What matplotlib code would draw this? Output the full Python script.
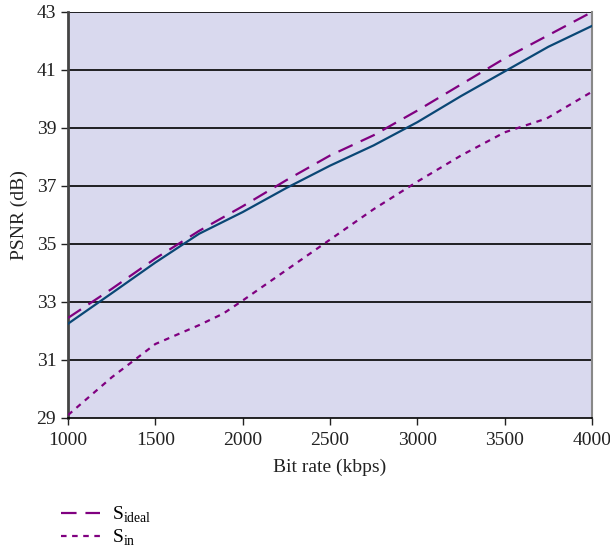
- - - - - - -
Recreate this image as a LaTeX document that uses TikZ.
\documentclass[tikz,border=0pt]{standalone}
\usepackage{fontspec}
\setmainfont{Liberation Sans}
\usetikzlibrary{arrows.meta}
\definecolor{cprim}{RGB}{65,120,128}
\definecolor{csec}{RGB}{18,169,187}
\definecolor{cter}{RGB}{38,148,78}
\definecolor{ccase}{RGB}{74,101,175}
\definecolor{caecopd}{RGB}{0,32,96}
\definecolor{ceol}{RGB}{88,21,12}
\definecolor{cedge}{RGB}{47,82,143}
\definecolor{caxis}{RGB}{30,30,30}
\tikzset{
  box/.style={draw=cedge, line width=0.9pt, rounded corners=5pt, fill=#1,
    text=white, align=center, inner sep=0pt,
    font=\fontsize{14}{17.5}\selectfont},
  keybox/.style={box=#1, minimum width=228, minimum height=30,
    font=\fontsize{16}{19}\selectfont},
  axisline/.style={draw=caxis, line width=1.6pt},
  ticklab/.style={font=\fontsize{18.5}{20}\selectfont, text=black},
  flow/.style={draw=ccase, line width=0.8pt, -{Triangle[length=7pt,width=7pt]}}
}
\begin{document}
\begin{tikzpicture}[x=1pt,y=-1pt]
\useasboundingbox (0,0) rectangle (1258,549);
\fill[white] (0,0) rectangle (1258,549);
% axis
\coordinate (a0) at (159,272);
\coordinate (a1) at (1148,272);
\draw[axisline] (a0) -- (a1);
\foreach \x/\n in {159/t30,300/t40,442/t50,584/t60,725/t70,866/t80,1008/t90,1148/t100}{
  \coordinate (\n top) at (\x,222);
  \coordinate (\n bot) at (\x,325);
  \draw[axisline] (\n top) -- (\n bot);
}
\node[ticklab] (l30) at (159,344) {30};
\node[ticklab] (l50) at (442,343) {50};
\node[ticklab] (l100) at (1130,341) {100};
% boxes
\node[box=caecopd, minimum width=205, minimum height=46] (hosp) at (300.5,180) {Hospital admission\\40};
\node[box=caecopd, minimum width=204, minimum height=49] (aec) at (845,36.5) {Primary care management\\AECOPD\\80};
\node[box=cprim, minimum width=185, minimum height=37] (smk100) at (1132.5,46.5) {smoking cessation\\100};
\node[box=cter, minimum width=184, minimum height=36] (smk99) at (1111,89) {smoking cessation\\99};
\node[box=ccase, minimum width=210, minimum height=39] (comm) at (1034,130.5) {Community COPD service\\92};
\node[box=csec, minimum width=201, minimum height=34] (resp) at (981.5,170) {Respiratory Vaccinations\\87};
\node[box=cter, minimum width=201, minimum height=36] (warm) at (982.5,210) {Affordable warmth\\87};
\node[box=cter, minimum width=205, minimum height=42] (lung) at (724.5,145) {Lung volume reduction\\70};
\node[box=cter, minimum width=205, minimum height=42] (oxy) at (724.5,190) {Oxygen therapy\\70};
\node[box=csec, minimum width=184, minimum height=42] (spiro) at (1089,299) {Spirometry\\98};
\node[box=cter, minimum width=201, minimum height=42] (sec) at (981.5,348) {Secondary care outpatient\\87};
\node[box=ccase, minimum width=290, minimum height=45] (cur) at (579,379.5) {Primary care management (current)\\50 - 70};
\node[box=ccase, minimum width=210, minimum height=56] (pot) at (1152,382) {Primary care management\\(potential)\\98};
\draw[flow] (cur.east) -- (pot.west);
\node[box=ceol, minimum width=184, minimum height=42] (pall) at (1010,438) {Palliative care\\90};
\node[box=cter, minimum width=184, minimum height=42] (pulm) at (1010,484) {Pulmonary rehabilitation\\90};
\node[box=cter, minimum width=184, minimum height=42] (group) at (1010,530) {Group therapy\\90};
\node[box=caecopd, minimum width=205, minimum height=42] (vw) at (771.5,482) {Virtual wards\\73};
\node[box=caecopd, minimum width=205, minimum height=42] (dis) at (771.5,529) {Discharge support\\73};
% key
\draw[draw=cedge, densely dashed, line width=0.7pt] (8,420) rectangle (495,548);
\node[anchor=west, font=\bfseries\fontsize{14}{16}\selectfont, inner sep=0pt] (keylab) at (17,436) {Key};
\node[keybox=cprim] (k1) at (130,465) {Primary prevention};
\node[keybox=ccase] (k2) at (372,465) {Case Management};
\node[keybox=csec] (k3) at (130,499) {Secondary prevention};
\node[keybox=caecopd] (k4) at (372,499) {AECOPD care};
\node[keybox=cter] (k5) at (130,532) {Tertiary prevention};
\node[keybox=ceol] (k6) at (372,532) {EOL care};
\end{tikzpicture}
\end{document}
- - - - - - -
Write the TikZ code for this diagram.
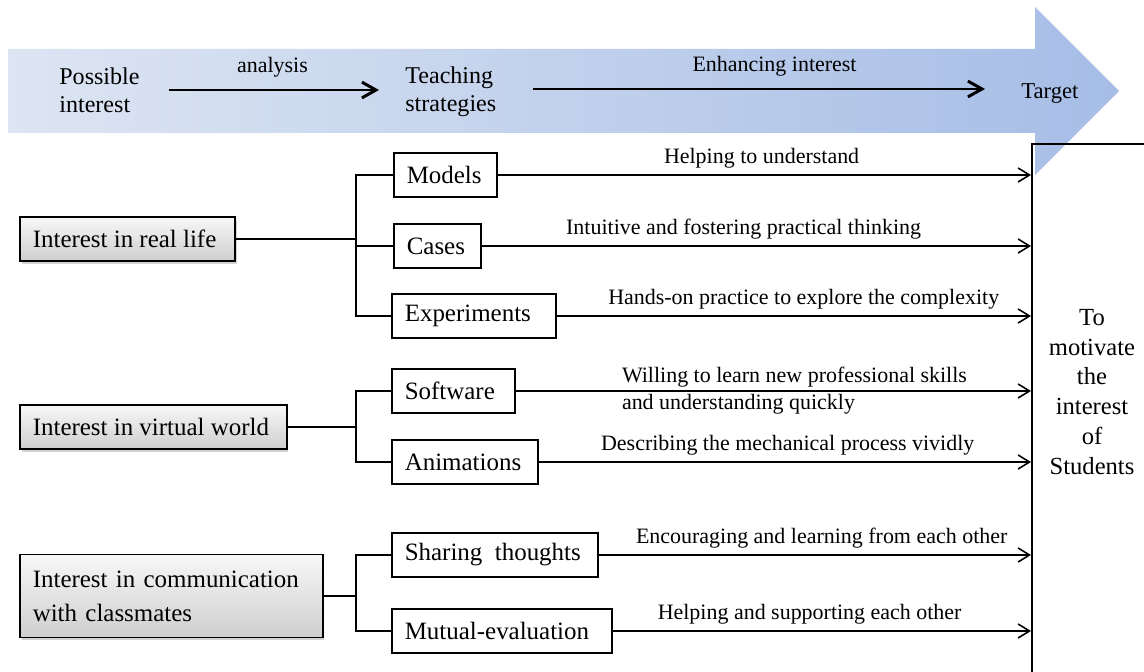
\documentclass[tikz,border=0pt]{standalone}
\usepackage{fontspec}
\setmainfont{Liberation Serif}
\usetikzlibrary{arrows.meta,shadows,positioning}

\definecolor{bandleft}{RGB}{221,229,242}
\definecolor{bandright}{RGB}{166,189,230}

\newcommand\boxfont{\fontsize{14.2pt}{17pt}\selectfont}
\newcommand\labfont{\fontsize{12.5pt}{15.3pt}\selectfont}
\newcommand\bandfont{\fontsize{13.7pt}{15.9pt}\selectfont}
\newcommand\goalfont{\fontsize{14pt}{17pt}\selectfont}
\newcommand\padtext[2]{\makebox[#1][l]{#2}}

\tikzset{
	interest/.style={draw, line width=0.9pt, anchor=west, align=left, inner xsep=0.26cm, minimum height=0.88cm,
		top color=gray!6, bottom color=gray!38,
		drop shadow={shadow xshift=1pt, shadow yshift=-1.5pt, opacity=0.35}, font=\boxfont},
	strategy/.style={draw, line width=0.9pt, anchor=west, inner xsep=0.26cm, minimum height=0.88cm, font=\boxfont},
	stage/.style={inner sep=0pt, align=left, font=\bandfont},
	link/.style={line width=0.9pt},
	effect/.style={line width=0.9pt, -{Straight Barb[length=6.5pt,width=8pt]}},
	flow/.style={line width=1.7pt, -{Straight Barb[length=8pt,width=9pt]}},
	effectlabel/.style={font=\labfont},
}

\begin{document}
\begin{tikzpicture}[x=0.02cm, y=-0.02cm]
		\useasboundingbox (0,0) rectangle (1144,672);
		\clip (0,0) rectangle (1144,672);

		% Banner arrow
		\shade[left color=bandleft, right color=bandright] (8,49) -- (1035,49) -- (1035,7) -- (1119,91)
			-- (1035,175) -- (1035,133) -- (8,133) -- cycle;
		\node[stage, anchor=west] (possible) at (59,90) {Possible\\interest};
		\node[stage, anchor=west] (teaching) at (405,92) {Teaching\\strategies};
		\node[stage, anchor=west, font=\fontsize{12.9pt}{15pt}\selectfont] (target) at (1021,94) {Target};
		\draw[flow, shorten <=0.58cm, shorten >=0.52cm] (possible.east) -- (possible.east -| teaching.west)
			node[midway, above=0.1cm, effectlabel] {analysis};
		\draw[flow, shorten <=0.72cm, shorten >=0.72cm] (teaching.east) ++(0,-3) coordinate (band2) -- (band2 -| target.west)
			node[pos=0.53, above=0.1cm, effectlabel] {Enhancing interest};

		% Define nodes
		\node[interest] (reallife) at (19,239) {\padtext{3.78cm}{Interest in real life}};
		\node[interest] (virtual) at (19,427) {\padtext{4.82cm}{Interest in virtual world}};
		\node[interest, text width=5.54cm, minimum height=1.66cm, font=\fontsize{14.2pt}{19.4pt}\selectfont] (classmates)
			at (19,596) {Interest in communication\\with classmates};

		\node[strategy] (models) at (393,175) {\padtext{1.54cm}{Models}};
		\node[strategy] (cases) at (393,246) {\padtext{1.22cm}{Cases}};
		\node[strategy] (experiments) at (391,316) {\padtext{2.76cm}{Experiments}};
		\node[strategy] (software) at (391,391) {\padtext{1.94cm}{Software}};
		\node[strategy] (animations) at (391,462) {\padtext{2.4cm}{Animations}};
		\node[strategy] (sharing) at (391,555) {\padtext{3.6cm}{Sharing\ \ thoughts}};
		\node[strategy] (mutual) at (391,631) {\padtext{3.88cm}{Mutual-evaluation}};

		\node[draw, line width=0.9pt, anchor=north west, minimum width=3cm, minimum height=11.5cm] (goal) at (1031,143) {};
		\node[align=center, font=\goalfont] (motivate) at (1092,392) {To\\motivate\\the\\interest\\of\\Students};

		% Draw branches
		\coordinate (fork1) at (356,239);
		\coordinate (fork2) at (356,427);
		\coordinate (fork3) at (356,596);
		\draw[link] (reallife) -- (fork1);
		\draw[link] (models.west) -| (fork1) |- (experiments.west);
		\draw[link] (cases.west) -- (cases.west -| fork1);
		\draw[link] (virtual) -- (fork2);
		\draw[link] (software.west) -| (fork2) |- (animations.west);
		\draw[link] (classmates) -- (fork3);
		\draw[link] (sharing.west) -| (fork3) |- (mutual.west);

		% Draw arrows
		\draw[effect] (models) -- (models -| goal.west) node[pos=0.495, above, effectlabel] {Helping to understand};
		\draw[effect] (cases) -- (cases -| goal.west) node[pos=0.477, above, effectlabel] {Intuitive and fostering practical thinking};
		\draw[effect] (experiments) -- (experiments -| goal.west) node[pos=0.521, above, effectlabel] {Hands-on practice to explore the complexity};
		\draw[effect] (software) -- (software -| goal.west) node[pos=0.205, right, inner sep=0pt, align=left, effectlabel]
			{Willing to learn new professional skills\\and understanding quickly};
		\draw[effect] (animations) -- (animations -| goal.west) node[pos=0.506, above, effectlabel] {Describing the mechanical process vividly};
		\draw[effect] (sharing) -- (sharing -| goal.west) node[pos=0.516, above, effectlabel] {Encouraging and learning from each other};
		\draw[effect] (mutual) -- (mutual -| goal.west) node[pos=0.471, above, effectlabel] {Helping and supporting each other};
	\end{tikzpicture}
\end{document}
- - - - - - -
## WHAT THE TASK ASKS
For each line in the data above that contains the string "this", extract the line.

## COMPLETE OUTPUT
What matplotlib code would draw this? Output the full Python script.
Recreate this image as a LaTeX document that uses TikZ.
Write the TikZ code for this diagram.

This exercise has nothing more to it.